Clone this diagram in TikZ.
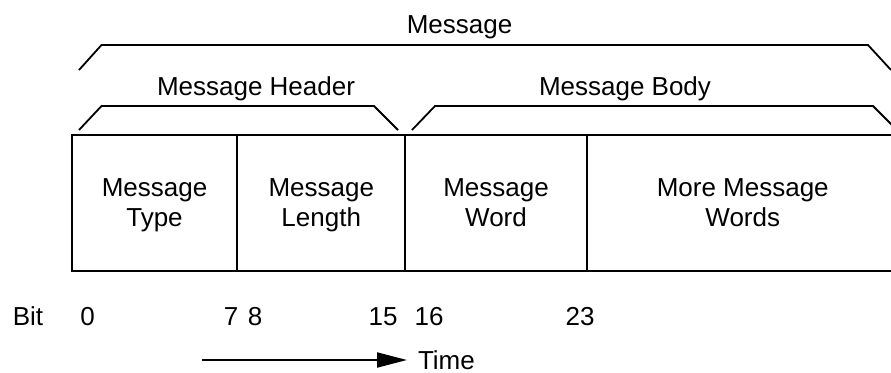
\documentclass[tikz,border=0pt]{standalone}
\usepackage{fontspec}
\setmainfont{Liberation Sans}
\usetikzlibrary{positioning, arrows.meta}

\begin{document}
\begin{tikzpicture}[
  x=1pt, y=-1pt,
  line width=2pt,
  txt/.style={font=\fontsize{26}{30}\selectfont, inner sep=0pt},
  cell/.style={draw, txt, outer sep=0pt, minimum height=136pt,
               text depth=0pt, align=center},
  brace/.style={line width=1.8pt, line join=miter},
  arr/.style={-{Triangle[length=30pt, width=15pt]}}
]
\useasboundingbox (0,0) rectangle (891,372);
\clip (0,0) rectangle (891,372);
% message fields
\node[cell, minimum width=165.5pt] (mtype) at (154.5,203) {Message\\Type};
\node[cell, minimum width=168pt, right=0pt of mtype] (mlen) {Message\\Length};
\node[cell, minimum width=181.5pt, right=0pt of mlen] (mword) {Message\\Word};
\node[cell, minimum width=312pt, right=0pt of mword] (mmore) {More Message\\Words};
% brackets
\draw[brace] (79,70) -- (101.5,45) -- (868,45) -- (891,70);
\draw[brace] (79,130) -- (101.5,106) -- (374,106) -- (398,130);
\draw[brace] (412,130) -- (435,106) -- (873,106) -- (897,130);
\node[txt, anchor=base] (msg) at (459.5,33) {Message};
\node[txt, anchor=base] (hdr) at (256,95) {Message Header};
\node[txt, anchor=base] (body) at (625,95) {Message Body};
% bit numbers
\node[txt, anchor=base] (bit) at (28,325) {Bit};
\node[txt, anchor=base] (b0) at (87.5,325) {0};
\node[txt, anchor=base] (b7) at (231,325) {7};
\node[txt, anchor=base] (b8) at (255,325) {8};
\node[txt, anchor=base] (b15) at (383,325) {15};
\node[txt, anchor=base] (b16) at (429,325) {16};
\node[txt, anchor=base] (b23) at (580,325) {23};
% time axis
\coordinate (tstart) at (202,360);
\node[txt, anchor=west, inner xsep=10pt] (time) at (407,360) {Time};
\draw[arr] (tstart) -- (time.west);
\end{tikzpicture}
\end{document}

WRITTEN EXERCISE
Each line of the data is to be duplicated exactly; pictures stay out of the copy.

RESULT OF THE EXERCISE
Clone this diagram in TikZ.
\documentclass[tikz,border=0pt]{standalone}
\usepackage{fontspec}
\setmainfont{Liberation Sans}
\usetikzlibrary{positioning, arrows.meta}

\begin{document}
\begin{tikzpicture}[
  x=1pt, y=-1pt,
  line width=2pt,
  txt/.style={font=\fontsize{26}{30}\selectfont, inner sep=0pt},
  cell/.style={draw, txt, outer sep=0pt, minimum height=136pt,
               text depth=0pt, align=center},
  brace/.style={line width=1.8pt, line join=miter},
  arr/.style={-{Triangle[length=30pt, width=15pt]}}
]
\useasboundingbox (0,0) rectangle (891,372);
\clip (0,0) rectangle (891,372);
% message fields
\node[cell, minimum width=165.5pt] (mtype) at (154.5,203) {Message\\Type};
\node[cell, minimum width=168pt, right=0pt of mtype] (mlen) {Message\\Length};
\node[cell, minimum width=181.5pt, right=0pt of mlen] (mword) {Message\\Word};
\node[cell, minimum width=312pt, right=0pt of mword] (mmore) {More Message\\Words};
% brackets
\draw[brace] (79,70) -- (101.5,45) -- (868,45) -- (891,70);
\draw[brace] (79,130) -- (101.5,106) -- (374,106) -- (398,130);
\draw[brace] (412,130) -- (435,106) -- (873,106) -- (897,130);
\node[txt, anchor=base] (msg) at (459.5,33) {Message};
\node[txt, anchor=base] (hdr) at (256,95) {Message Header};
\node[txt, anchor=base] (body) at (625,95) {Message Body};
% bit numbers
\node[txt, anchor=base] (bit) at (28,325) {Bit};
\node[txt, anchor=base] (b0) at (87.5,325) {0};
\node[txt, anchor=base] (b7) at (231,325) {7};
\node[txt, anchor=base] (b8) at (255,325) {8};
\node[txt, anchor=base] (b15) at (383,325) {15};
\node[txt, anchor=base] (b16) at (429,325) {16};
\node[txt, anchor=base] (b23) at (580,325) {23};
% time axis
\coordinate (tstart) at (202,360);
\node[txt, anchor=west, inner xsep=10pt] (time) at (407,360) {Time};
\draw[arr] (tstart) -- (time.west);
\end{tikzpicture}
\end{document}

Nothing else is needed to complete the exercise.